No information was given as to the number of lions falling victim to the trade, but official records at the South Africa Department of Environmental Affairs show there has been a 150% growth in exports of lion products since 2009 – nobody knows the exact number of unreported cases.
The fact is that the lion's bone is now arriving in Asian pharmacies. In reply to a question from the SAVE Wildlife Conservation Fund, Belinda Wright, director of the Wildlife Protection Society of India (WPSI) confirmed that the powdered lion's bones are available and legal in Asian pharmacies. She is also convinced that lion‘s bones, as a substitute for tiger bone, are now being incorporated into the TCM (Traditional Chinese Medicine). In China the trade is perfectly legal.

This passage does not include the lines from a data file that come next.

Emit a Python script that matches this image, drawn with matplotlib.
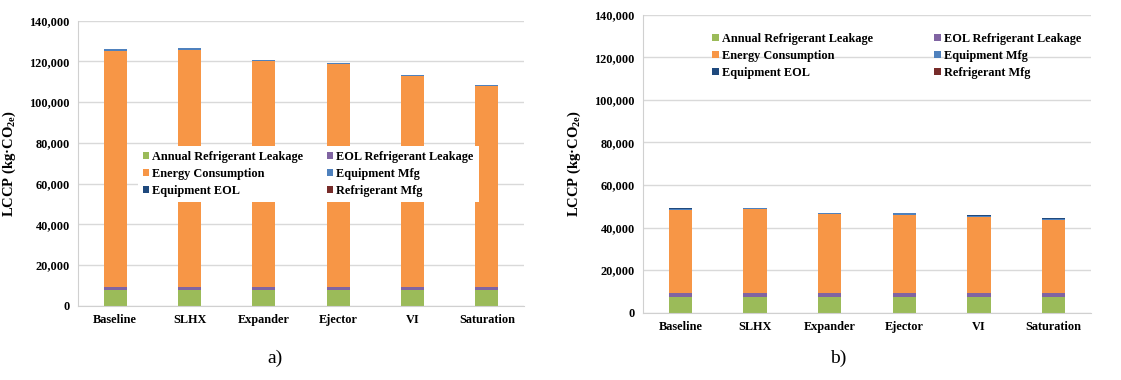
import matplotlib
matplotlib.use("Agg")
import numpy as np
import matplotlib.pyplot as plt
from matplotlib.ticker import FuncFormatter

plt.rcParams['font.family'] = ['Liberation Serif', 'DejaVu Serif']
plt.rcParams['font.weight'] = 'bold'
plt.rcParams['axes.labelweight'] = 'bold'
plt.rcParams['mathtext.fontset'] = 'custom'
plt.rcParams['mathtext.rm'] = 'Liberation Serif:bold'
plt.rcParams['mathtext.it'] = 'Liberation Serif:bold'
plt.rcParams['mathtext.bf'] = 'Liberation Serif:bold'

categories = ["Baseline", "SLHX", "Expander", "Ejector", "VI", "Saturation"]
series_names = ["Annual Refrigerant Leakage", "EOL Refrigerant Leakage", "Energy Consumption",
                "Equipment Mfg", "Equipment EOL", "Refrigerant Mfg"]
colors = ["#9BBB59", "#8064A2", "#F79646", "#4F81BD", "#1F497D", "#772C2A"]

# panel a)
annual_a = [7500, 7500, 7500, 7500, 7500, 7500]
eol_a = [1900, 1900, 1900, 1900, 1900, 1900]
energy_a = [115900, 116300, 110700, 109200, 103200, 98400]
equip_mfg_a = [650, 650, 650, 650, 650, 650]
equip_eol_a = [60, 60, 60, 60, 60, 60]
refrig_mfg_a = [90, 90, 90, 90, 90, 90]

# panel b)
annual_b = [7500, 7500, 7500, 7500, 7500, 7500]
eol_b = [1900, 1900, 1900, 1900, 1900, 1900]
energy_b = [38900, 39200, 36850, 36700, 35600, 34200]
equip_mfg_b = [650, 650, 650, 650, 650, 650]
equip_eol_b = [60, 60, 60, 60, 60, 60]
refrig_mfg_b = [90, 90, 90, 90, 90, 90]

yticks = [0, 20000, 40000, 60000, 80000, 100000, 120000, 140000]

fig = plt.figure(figsize=(11.21, 3.80), dpi=100)
ax_a = fig.add_axes([0.0696, 0.1955, 0.3979, 0.75])
ax_b = fig.add_axes([0.5736, 0.1771, 0.3996, 0.7842])


def draw(ax, data):
    x = np.arange(len(categories))
    bottom = np.zeros(len(categories))
    for vals, name, c in zip(data, series_names, colors):
        ax.bar(x, vals, 0.31, bottom=bottom, color=c, label=name, zorder=2)
        bottom = bottom + np.array(vals)
    ax.set_xlim(-0.5, len(categories) - 0.5)
    ax.set_ylim(0, 140000)
    ax.set_yticks(yticks)
    ax.yaxis.set_major_formatter(FuncFormatter(lambda v, p: f"{int(v):,}"))
    ax.set_xticks(x)
    ax.set_xticklabels(categories)
    ax.tick_params(length=0, labelsize=8.8, pad=6)
    ax.grid(axis='y', color='#D9D9D9', linewidth=1, zorder=0)
    ax.set_axisbelow(True)
    for s in ['top', 'right']:
        ax.spines[s].set_visible(False)
    for s in ['left', 'bottom']:
        ax.spines[s].set_color('#D0D0D0')
    ax.set_ylabel(r"LCCP (kg·CO$_{\mathrm{2e}}$)", fontsize=10.5, labelpad=8)


draw(ax_a, [annual_a, eol_a, energy_a, equip_mfg_a, equip_eol_a, refrig_mfg_a])
draw(ax_b, [annual_b, eol_b, energy_b, equip_mfg_b, equip_eol_b, refrig_mfg_b])

# legend fills column-wise, reorder so it reads row-wise like the original
order = [0, 2, 4, 1, 3, 5]


def legend(ax, **kw):
    h, l = ax.get_legend_handles_labels()
    return ax.legend([h[i] for i in order], [l[i] for i in order], loc='upper left', ncol=2,
                     fontsize=8.8, handlelength=0.55, handleheight=0.55, handletextpad=0.25,
                     labelspacing=0.42, **kw)


legend(ax_a, bbox_to_anchor=(0.12, 0.582), frameon=True, facecolor='white', edgecolor='none',
       framealpha=1, columnspacing=1.9, borderpad=0.4, fancybox=False)
legend(ax_b, bbox_to_anchor=(0.135, 0.968), frameon=False, columnspacing=5.0, borderpad=0.2)

fig.text(275 / 1121, 1 - 358 / 380, "a)", fontsize=14, fontweight='normal', ha='center', va='center')
fig.text(838 / 1121, 1 - 358 / 380, "b)", fontsize=14, fontweight='normal', ha='center', va='center')

fig.savefig("out.png", dpi=100)
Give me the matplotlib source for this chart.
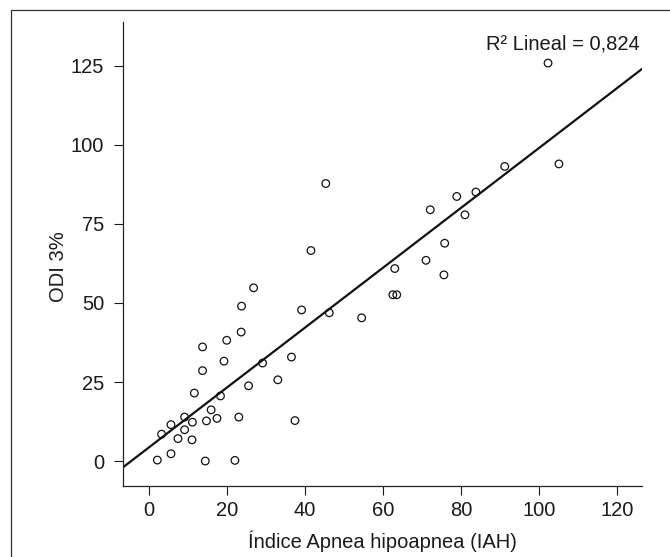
import numpy as np
import matplotlib
matplotlib.use("Agg")
import matplotlib.pyplot as plt
from matplotlib.patches import Rectangle

plt.rcParams['font.family'] = ['Liberation Sans', 'DejaVu Sans']

# Data
iah = [2.1, 3.2, 5.6, 5.6, 7.4, 9.1, 9.1, 11.0, 11.1, 11.6,
       13.7, 13.7, 14.4, 14.7, 15.9, 17.4, 18.3, 19.2, 19.9, 22.0,
       23.0, 23.6, 23.7, 25.5, 26.8, 29.1, 33.0, 36.5, 37.4, 39.1,
       41.5, 45.3, 46.2, 54.5, 62.5, 63.5, 63.0, 71.0, 72.1, 75.6,
       75.8, 78.9, 81.0, 83.8, 91.2, 102.3, 105.1]
odi = [0.3, 8.5, 2.3, 11.5, 7.1, 13.9, 9.9, 6.7, 12.3, 21.5,
       36.1, 28.6, 0.0, 12.7, 16.2, 13.5, 20.6, 31.6, 38.2, 0.2,
       13.9, 40.8, 49.0, 23.8, 54.8, 31.0, 25.7, 32.9, 12.8, 47.8,
       66.6, 87.8, 46.9, 45.3, 52.6, 52.6, 60.9, 63.5, 79.5, 58.9,
       68.9, 83.7, 77.9, 85.1, 93.2, 125.9, 94.0]

x_ticks = [0, 20, 40, 60, 80, 100, 120]
y_ticks = [0, 25, 50, 75, 100, 125]
r2_text = "R² Lineal = 0,824"
x_label = "Índice Apnea hipoapnea (IAH)"
y_label = "ODI 3%"

xlim = (-6.7, 126.4)
ylim = (-7.9, 138.9)

txt = '#1a1a1a'
fig = plt.figure(figsize=(6.7, 5.57), dpi=100)
ax = fig.add_axes([123/670, 1-486/557, (642-123)/670, (486-22)/557])

# outer frame (left and top visible)
fig.patches.append(Rectangle((11/670, -0.2), 1.2, (1-10/557)+0.2, transform=fig.transFigure,
                             fill=False, edgecolor='#333333', linewidth=0.9))

ax.scatter(iah, odi, s=30, facecolors='none', edgecolors='#111111', linewidths=0.9, zorder=3)

coef = np.polyfit(iah, odi, 1)
xx = np.array(xlim)
ax.plot(xx, np.polyval(coef, xx), color='#111111', linewidth=1.6, zorder=2)

ax.set_xlim(*xlim)
ax.set_ylim(*ylim)
ax.set_xticks(x_ticks)
ax.set_yticks(y_ticks)
ax.tick_params(axis='both', direction='out', length=6.5, width=0.8, colors=txt, labelsize=14.5)
ax.tick_params(axis='y', pad=7)
ax.tick_params(axis='x', pad=4)
for s in ['top', 'right']:
    ax.spines[s].set_visible(False)
for s in ['left', 'bottom']:
    ax.spines[s].set_linewidth(0.9)
    ax.spines[s].set_color('#222222')

ax.set_xlabel(x_label, fontsize=14.5, color=txt)
ax.set_ylabel(y_label, fontsize=14.5, color=txt)
ax.xaxis.set_label_coords(0.5, (486-541)/464)
ax.xaxis.label.set_va('center')
ax.yaxis.set_label_coords((58-123)/519, (486-267)/464)
ax.yaxis.label.set_va('center')

ax.text(0.9965, (486-44)/464, r2_text, transform=ax.transAxes, ha='right', va='center',
        fontsize=14.5, color=txt)

fig.savefig('out.png', dpi=100)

Conservation organizations such as SAVE fear the sell-out of the Asian wilderness to the Asian medicine market. Protectors of lions predict that the big cats in southern Africa could actually go extinct in as little as 10 to 20 more years, if a stop is not put to this criminal trade. Now they are trying to exert pressure on the government to stop playing down the problem but to recognize its dramatic dimensions and to take action.